*Instruction*: Only the lines from the start of the data through the line with "-0.0342, -0.0311, -0.0281];" belong in the copy. Restate them word for word, minus the pictures.

*Raw data*:
☆ ☆ ☆
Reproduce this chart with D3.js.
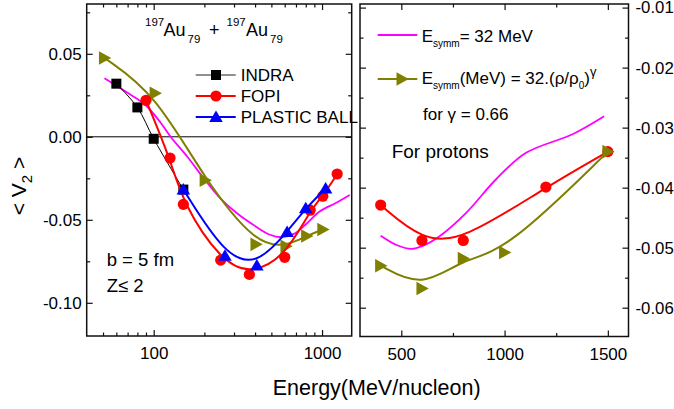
<!DOCTYPE html>
<html><head><meta charset="utf-8">
<script src="https://cdn.jsdelivr.net/npm/d3@7"></script>
<style>
body{margin:0;background:#fff;overflow:hidden}
text{font-family:"Liberation Sans",Arial,Helvetica,sans-serif;fill:#000}
</style>
</head><body>
<svg id="c" width="674" height="409"></svg>
<script>
// ---------- data : left panel (Au+Au, log energy axis) ----------
const indraE = [60, 80, 100, 150];
const indraV = [0.032, 0.0177, -0.0012, -0.0318];
const fopiE  = [90, 125, 150, 250, 370, 600, 850, 1010, 1230];
const fopiV  = [0.022, -0.0128, -0.0407, -0.0743, -0.0829, -0.0726, -0.0442, -0.0358, -0.0224];
const pbE    = [150, 265, 410, 620, 800, 1050];
const pbV    = [-0.0317, -0.0717, -0.0775, -0.0573, -0.0431, -0.0311];
const gamE   = [51, 102, 202, 405, 610, 810, 1010];
const gamV   = [0.0475, 0.0262, -0.0262, -0.0648, -0.066, -0.0598, -0.0558];
const e32E   = [51, 70, 89, 110, 126, 158, 198, 248, 311, 390, 490, 575, 680, 800, 967, 1200, 1460];
const e32V   = [0.0353, 0.0265, 0.0193, 0.0085, 0.0, -0.0119, -0.0249, -0.0369, -0.0459, -0.053, -0.059, -0.0605, -0.0585, -0.0528, -0.045, -0.040, -0.035];

// ---------- data : right panel (protons, linear energy axis) ----------
const fopiPE = [400, 600, 800, 1200, 1500];
const fopiPV = [-0.0429, -0.0488, -0.0488, -0.0399, -0.034];
const gamPE  = [400, 600, 800, 1000, 1500];
const gamPV  = [-0.053, -0.0568, -0.0518, -0.0508, -0.034];
const e32PE  = [400, 480, 548, 604, 685, 814, 959, 1104, 1329, 1482];
const e32PV  = [-0.048, -0.0496, -0.0502, -0.0497, -0.0481, -0.0442, -0.0386, -0.0342, -0.0311, -0.0281];

// ---------- ticks ----------
const lxMajor = [100, 1000];
const lxMinor = [50, 60, 70, 80, 90, 200, 300, 400, 500, 600, 700, 800, 900];
const lyMajor = [-0.10, -0.05, 0, 0.05];
const lyMinor = [-0.075, -0.025, 0.025, 0.075];
const rxMajor = [500, 1000, 1500];
const rxMinor = [750, 1250];
const ryMajor = [-0.06, -0.05, -0.04, -0.03, -0.02, -0.01];
const ryMinor = [-0.055, -0.045, -0.035, -0.025, -0.015];

const svg = d3.select("#c");
const RED = "#ff0000", BLUE = "#0000ff", OLIVE = "#808000", MAG = "#ff00ff";

// panels
const L = {x0: 86.7, x1: 351.7, y0: 4, y1: 336};
const R = {x0: 360, x1: 628.5, y0: 4, y1: 336.5};

const xL = d3.scaleLog().domain([40, 1500]).range([L.x0, L.x1]);
const yL = d3.scaleLinear().domain([-0.12, 0.08]).range([L.y1, L.y0]);
const xR = d3.scaleLinear().domain([300, 1600]).range([R.x0, R.x1]);
const yR = d3.scaleLinear().domain([-0.0648, -0.0094]).range([R.y1, R.y0]);

const fmt = v => v.toFixed(2);

function axes(P, x, y, xMaj, xMin, yMaj, yMin, leftLabels, rightLabels) {
  const g = svg.append("g");
  const add = (axis, tx, ty, labels, size) => {
    const a = g.append("g").attr("transform", `translate(${tx},${ty})`).call(axis);
    a.select(".domain").remove();
    a.selectAll("line").attr("stroke", "#111").attr("stroke-width", 1.2);
    a.selectAll("text").style("font-size", (size || 17) + "px").attr("fill", "#000");
    if (!labels) a.selectAll("text").remove();
    return a;
  };
  // bottom
  add(d3.axisBottom(x).tickValues(xMaj).tickSize(-6).tickPadding(11).tickFormat(d3.format("d")), 0, P.y1, true);
  add(d3.axisBottom(x).tickValues(xMin).tickSize(-3.5).tickFormat(""), 0, P.y1, false);
  // top
  add(d3.axisTop(x).tickValues(xMaj).tickSize(-6).tickFormat(""), 0, P.y0, false);
  add(d3.axisTop(x).tickValues(xMin).tickSize(-3.5).tickFormat(""), 0, P.y0, false);
  // left
  add(d3.axisLeft(y).tickValues(yMaj).tickSize(-6).tickPadding(5).tickFormat(fmt), P.x0, 0, leftLabels);
  add(d3.axisLeft(y).tickValues(yMin).tickSize(-3.5).tickFormat(""), P.x0, 0, false);
  // right
  add(d3.axisRight(y).tickValues(yMaj).tickSize(-6).tickPadding(7).tickFormat(fmt), P.x1, 0, rightLabels, 16.8);
  add(d3.axisRight(y).tickValues(yMin).tickSize(-3.5).tickFormat(""), P.x1, 0, false);
  // frame
  g.append("rect").attr("x", P.x0).attr("y", P.y0).attr("width", P.x1 - P.x0).attr("height", P.y1 - P.y0)
    .attr("fill", "none").attr("stroke", "#111").attr("stroke-width", 1.5);
}

axes(L, xL, yL, lxMajor, lxMinor, lyMajor, lyMinor, true, false);
axes(R, xR, yR, rxMajor, rxMinor, ryMajor, ryMinor, false, true);

// zero line on left panel
svg.append("line").attr("x1", L.x0).attr("x2", L.x1).attr("y1", yL(0)).attr("y2", yL(0))
  .attr("stroke", "#000").attr("stroke-width", 1);

// marker shapes
const SHAPE = {
  square: "M-5,-5H5V5H-5Z",
  circle: d3.symbol(d3.symbolCircle, Math.PI * 5.6 * 5.6)(),
  up: "M0,-6.5L6.8,5L-6.8,5Z",
  right: "M6.8,0L-5.5,-6.8L-5.5,6.8Z"
};

function series(x, y, E, V, color, width, curve, shape) {
  const pts = E.map((e, i) => [x(e), y(V[i])]);
  svg.append("path").attr("d", d3.line().curve(curve)(pts))
    .attr("fill", "none").attr("stroke", color).attr("stroke-width", width);
  if (shape) {
    svg.append("g").selectAll("path").data(pts).join("path")
      .attr("d", SHAPE[shape]).attr("transform", d => `translate(${d[0]},${d[1]})`)
      .attr("fill", color);
  }
}

// left panel series
series(xL, yL, e32E, e32V, MAG, 1.8, d3.curveCatmullRom, null);
series(xL, yL, gamE, gamV, OLIVE, 2, d3.curveBasis, "right");
series(xL, yL, indraE, indraV, "#000", 1, d3.curveCatmullRom, "square");
series(xL, yL, fopiE, fopiV, RED, 2, d3.curveBasis, "circle");
series(xL, yL, pbE, pbV, BLUE, 2, d3.curveBasis, "up");

// right panel series
series(xR, yR, e32PE, e32PV, MAG, 1.8, d3.curveCatmullRom, null);
series(xR, yR, fopiPE, fopiPV, RED, 2, d3.curveBasis, "circle");
series(xR, yR, gamPE, gamPV, OLIVE, 2, d3.curveBasis, "right");

// ---------- left legend ----------
const legL = [
  {name: "INDRA", color: "#222", w: 1.2, shape: "square", fill: "#000", y: 75},
  {name: "FOPI", color: RED, w: 2, shape: "circle", fill: RED, y: 96},
  {name: "PLASTIC BALL", color: BLUE, w: 2, shape: "up", fill: BLUE, y: 117}
];
legL.forEach(d => {
  svg.append("line").attr("x1", 195.7).attr("x2", 235.7).attr("y1", d.y).attr("y2", d.y)
    .attr("stroke", d.color).attr("stroke-width", d.w);
  svg.append("path").attr("d", SHAPE[d.shape]).attr("transform", `translate(216,${d.y})`).attr("fill", d.fill);
  svg.append("text").attr("x", 240.7).attr("y", d.y + 6).style("font-size", "17px").text(d.name);
});

// title 197Au79 + 197Au79
const title = svg.append("text").attr("y", 36).style("font-size", "18px");
[["197", 145, 26, 11.5], ["Au", 163.5, 36, 18], ["79", 187.5, 43.3, 11.5], ["+", 209, 36, 18],
 ["197", 226.5, 26, 11.5], ["Au", 246, 36, 18], ["79", 270, 43.3, 11.5]].forEach(p => {
  title.append("tspan").attr("x", p[1]).attr("y", p[2]).style("font-size", p[3] + "px").text(p[0]);
});

svg.append("text").attr("x", 106.7).attr("y", 266).style("font-size", "18.5px").text("b = 5 fm");
svg.append("text").attr("x", 106.7).attr("y", 291.7).style("font-size", "18.5px").text("Z\u2264 2");

// ---------- right legend ----------
svg.append("line").attr("x1", 377.7).attr("x2", 417.3).attr("y1", 35).attr("y2", 35)
  .attr("stroke", MAG).attr("stroke-width", 1.8);
const t1 = svg.append("text").attr("x", 421.7).attr("y", 41.7).style("font-size", "17px");
t1.append("tspan").text("E");
t1.append("tspan").attr("dy", 5).style("font-size", "10px").text("symm");
t1.append("tspan").attr("dy", -5).text("= 32 MeV");

svg.append("line").attr("x1", 377.7).attr("x2", 417.3).attr("y1", 79).attr("y2", 79)
  .attr("stroke", OLIVE).attr("stroke-width", 2);
svg.append("path").attr("d", SHAPE.right).attr("transform", "translate(402,79)").attr("fill", OLIVE);
const t2 = svg.append("text").attr("x", 421.7).attr("y", 84.3).style("font-size", "17px");
t2.append("tspan").text("E");
t2.append("tspan").attr("dy", 5).style("font-size", "10px").text("symm");
t2.append("tspan").attr("dy", -5).text("(MeV) = 32.(\u03c1/\u03c1");
t2.append("tspan").attr("dy", 5).style("font-size", "10px").text("0");
t2.append("tspan").attr("dy", -5).text(")");
t2.append("tspan").attr("dy", -8).style("font-size", "13px").text("\u03b3");

svg.append("text").attr("x", 423).attr("y", 120).style("font-size", "17px").text("for \u03b3 = 0.66");
svg.append("text").attr("x", 391.7).attr("y", 158.3).style("font-size", "19px").text("For protons");

// ---------- axis titles ----------
svg.append("text").attr("x", 376.7).attr("y", 395).attr("text-anchor", "middle")
  .style("font-size", "21.5px").text("Energy(MeV/nucleon)");
const yt = svg.append("text").attr("transform", "translate(26,186) rotate(-90)")
  .attr("text-anchor", "middle").style("font-size", "21px");
yt.append("tspan").text("< V");
yt.append("tspan").attr("dy", 6).style("font-size", "15px").text("2");
yt.append("tspan").attr("dy", -6).text(" >");
</script>
</body></html>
☆ ☆ ☆
*Answer for the task*:
Reproduce this chart with D3.js.
<!DOCTYPE html>
<html><head><meta charset="utf-8">
<script src="https://cdn.jsdelivr.net/npm/d3@7"></script>
<style>
body{margin:0;background:#fff;overflow:hidden}
text{font-family:"Liberation Sans",Arial,Helvetica,sans-serif;fill:#000}
</style>
</head><body>
<svg id="c" width="674" height="409"></svg>
<script>
// ---------- data : left panel (Au+Au, log energy axis) ----------
const indraE = [60, 80, 100, 150];
const indraV = [0.032, 0.0177, -0.0012, -0.0318];
const fopiE  = [90, 125, 150, 250, 370, 600, 850, 1010, 1230];
const fopiV  = [0.022, -0.0128, -0.0407, -0.0743, -0.0829, -0.0726, -0.0442, -0.0358, -0.0224];
const pbE    = [150, 265, 410, 620, 800, 1050];
const pbV    = [-0.0317, -0.0717, -0.0775, -0.0573, -0.0431, -0.0311];
const gamE   = [51, 102, 202, 405, 610, 810, 1010];
const gamV   = [0.0475, 0.0262, -0.0262, -0.0648, -0.066, -0.0598, -0.0558];
const e32E   = [51, 70, 89, 110, 126, 158, 198, 248, 311, 390, 490, 575, 680, 800, 967, 1200, 1460];
const e32V   = [0.0353, 0.0265, 0.0193, 0.0085, 0.0, -0.0119, -0.0249, -0.0369, -0.0459, -0.053, -0.059, -0.0605, -0.0585, -0.0528, -0.045, -0.040, -0.035];

// ---------- data : right panel (protons, linear energy axis) ----------
const fopiPE = [400, 600, 800, 1200, 1500];
const fopiPV = [-0.0429, -0.0488, -0.0488, -0.0399, -0.034];
const gamPE  = [400, 600, 800, 1000, 1500];
const gamPV  = [-0.053, -0.0568, -0.0518, -0.0508, -0.034];
const e32PE  = [400, 480, 548, 604, 685, 814, 959, 1104, 1329, 1482];
const e32PV  = [-0.048, -0.0496, -0.0502, -0.0497, -0.0481, -0.0442, -0.0386, -0.0342, -0.0311, -0.0281];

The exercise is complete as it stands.